Ева не особенно активно общалась с соседкой по залу, хотя обе почему-то считали, что дружат. Да и не тянуло её как-то в сторону четвёртого зала. Чаще отзывалась односложно, в ответ на обращение приятно улыбалась, прибавляя короткий вежливый кивок, и никогда не комментировала слова Качалкиной, обращённые в свой конкретный адрес. Вероятно, это было ещё из-за того, что территориальная расположенность одна вблизи другой, сводящая невольных товарок к условному единству на протяжении всей рабочей смены, вынуждала Еву подмечать особенности совершенно ненужной ей чужой жизни, до которой ей, по любому счёту, дела не было никакого и никогда. Второй зал, что примыкал справа, был проходным и потому в соответствии со штатным расписанием не предусматривал наличия отдельного смотрителя. Да и экспонатов там было кот наплакал, и никогда ничего ценного. Так уж было заведено. И потому пригляд за этим пространством осуществлялся отчасти Ивановой, а отчасти смотрителем зала № 1, тупикового. Так что по всему выходило, что музейного друга ближе, чем Качалкина, у Евы Александровны не имелось, несмотря ни на какие её же глубоко внутренние доводы против.
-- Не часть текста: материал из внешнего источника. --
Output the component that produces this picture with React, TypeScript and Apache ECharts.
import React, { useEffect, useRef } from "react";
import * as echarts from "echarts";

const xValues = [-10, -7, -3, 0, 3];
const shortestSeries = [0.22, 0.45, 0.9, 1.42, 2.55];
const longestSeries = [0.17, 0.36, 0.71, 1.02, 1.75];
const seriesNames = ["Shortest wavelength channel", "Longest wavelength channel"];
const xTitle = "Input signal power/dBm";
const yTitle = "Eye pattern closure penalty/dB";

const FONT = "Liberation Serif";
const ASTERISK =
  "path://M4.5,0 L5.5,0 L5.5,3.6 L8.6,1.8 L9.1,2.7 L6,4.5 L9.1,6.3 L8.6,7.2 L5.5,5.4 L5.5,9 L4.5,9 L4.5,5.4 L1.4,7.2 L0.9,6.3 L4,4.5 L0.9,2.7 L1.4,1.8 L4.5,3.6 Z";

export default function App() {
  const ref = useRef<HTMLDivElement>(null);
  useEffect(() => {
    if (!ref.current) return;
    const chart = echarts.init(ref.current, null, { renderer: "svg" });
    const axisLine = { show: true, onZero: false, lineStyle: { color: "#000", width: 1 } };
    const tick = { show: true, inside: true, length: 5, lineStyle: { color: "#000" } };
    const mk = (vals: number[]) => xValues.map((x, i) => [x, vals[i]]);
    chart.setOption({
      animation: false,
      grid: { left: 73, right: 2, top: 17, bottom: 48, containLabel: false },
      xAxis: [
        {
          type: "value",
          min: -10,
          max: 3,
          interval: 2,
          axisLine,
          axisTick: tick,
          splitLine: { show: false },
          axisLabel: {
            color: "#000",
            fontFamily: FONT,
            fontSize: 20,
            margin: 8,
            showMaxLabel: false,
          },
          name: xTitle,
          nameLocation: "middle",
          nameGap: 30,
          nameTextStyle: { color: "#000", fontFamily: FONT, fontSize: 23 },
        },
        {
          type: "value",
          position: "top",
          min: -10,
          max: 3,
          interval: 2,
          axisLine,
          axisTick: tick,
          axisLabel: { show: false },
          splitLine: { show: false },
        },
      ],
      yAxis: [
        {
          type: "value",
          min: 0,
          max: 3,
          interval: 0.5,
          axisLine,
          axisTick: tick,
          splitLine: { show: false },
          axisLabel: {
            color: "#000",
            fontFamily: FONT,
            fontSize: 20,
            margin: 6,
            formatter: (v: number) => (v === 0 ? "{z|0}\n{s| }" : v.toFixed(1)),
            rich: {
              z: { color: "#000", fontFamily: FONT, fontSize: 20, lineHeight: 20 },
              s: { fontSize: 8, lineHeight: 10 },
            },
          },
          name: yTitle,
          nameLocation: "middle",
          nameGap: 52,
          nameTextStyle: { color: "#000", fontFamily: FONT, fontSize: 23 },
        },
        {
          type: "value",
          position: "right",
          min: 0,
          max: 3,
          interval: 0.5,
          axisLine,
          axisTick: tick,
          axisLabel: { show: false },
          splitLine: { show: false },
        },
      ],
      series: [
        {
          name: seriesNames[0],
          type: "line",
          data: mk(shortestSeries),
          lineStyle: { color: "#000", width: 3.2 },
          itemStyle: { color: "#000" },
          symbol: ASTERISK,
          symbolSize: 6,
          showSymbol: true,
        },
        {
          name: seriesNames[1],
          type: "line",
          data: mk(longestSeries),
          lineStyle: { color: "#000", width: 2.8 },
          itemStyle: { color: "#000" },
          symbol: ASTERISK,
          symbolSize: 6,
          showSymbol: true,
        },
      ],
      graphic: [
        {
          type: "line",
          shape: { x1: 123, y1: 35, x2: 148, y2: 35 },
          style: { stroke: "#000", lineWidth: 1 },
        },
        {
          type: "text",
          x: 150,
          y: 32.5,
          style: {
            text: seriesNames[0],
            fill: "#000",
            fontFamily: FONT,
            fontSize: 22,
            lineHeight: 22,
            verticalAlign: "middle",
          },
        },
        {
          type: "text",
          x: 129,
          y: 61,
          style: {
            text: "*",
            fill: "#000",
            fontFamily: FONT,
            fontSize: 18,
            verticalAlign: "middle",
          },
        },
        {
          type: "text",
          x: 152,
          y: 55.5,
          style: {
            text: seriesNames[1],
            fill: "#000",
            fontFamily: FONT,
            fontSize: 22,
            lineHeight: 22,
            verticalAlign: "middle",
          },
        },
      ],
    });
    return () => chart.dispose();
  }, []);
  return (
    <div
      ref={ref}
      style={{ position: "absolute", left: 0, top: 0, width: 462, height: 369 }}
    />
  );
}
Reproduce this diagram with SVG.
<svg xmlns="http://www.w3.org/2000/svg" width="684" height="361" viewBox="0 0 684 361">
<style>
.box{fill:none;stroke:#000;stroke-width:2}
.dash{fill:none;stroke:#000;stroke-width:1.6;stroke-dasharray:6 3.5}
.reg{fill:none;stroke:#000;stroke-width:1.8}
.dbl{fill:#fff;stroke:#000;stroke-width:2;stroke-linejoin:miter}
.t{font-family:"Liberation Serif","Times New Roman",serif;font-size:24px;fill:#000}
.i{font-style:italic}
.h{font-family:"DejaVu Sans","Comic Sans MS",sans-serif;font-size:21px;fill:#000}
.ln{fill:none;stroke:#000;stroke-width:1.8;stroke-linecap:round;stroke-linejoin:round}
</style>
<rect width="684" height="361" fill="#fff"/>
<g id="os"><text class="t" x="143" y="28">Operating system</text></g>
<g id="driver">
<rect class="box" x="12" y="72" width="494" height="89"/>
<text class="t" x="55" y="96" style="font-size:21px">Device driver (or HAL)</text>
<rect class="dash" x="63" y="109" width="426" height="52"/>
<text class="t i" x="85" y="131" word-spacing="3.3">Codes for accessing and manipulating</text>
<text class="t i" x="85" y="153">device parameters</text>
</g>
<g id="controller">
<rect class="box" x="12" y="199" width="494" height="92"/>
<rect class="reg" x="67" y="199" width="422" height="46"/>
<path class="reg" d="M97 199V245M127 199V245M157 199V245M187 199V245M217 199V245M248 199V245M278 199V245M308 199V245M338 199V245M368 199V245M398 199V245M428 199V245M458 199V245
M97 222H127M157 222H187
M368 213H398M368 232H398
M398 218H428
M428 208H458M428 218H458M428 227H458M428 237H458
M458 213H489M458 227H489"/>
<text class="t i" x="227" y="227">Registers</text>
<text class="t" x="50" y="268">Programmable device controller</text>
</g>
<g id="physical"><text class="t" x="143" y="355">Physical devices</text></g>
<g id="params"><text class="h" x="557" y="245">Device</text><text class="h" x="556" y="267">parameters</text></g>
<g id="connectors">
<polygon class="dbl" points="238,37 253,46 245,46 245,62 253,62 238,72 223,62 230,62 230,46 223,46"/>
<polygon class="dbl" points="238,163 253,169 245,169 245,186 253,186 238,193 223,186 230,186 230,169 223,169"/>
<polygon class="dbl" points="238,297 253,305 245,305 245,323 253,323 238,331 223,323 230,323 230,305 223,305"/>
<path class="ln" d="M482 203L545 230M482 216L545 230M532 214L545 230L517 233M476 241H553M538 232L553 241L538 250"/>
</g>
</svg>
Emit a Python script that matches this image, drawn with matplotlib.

Был ещё момент из удивительных, но по факту приятных. Качалкина, выгодно отличаясь от остального, в большинстве своём обезличенного для Ивановой музейного контингента, не считала её ущербной. И даже инвалидом. И вообще, с учётом темперамента, Качалкиной вечно недоставало душевных сил, чтобы в окончательном варианте сформулировать для себя собственное отношение к соседке по искусству и оценить увиденное независимо трезвым глазом. К слову сказать, даже негодная нога, что тщательно схоранивалась Евой от неравнодушных глаз, была прощена ей Качалкиной навсегда. Хромота же, конкретная и совершенно невозможная для сокрытия, шла в нагрузку к общей расположенности и в расчёт не принималась. Еве оставалось лишь отринуть от себя всё то, что узнавалось о Качалкиной, накатываясь на голову самотоком, без какого-либо к тому специального желания и приложения отдельных усилий.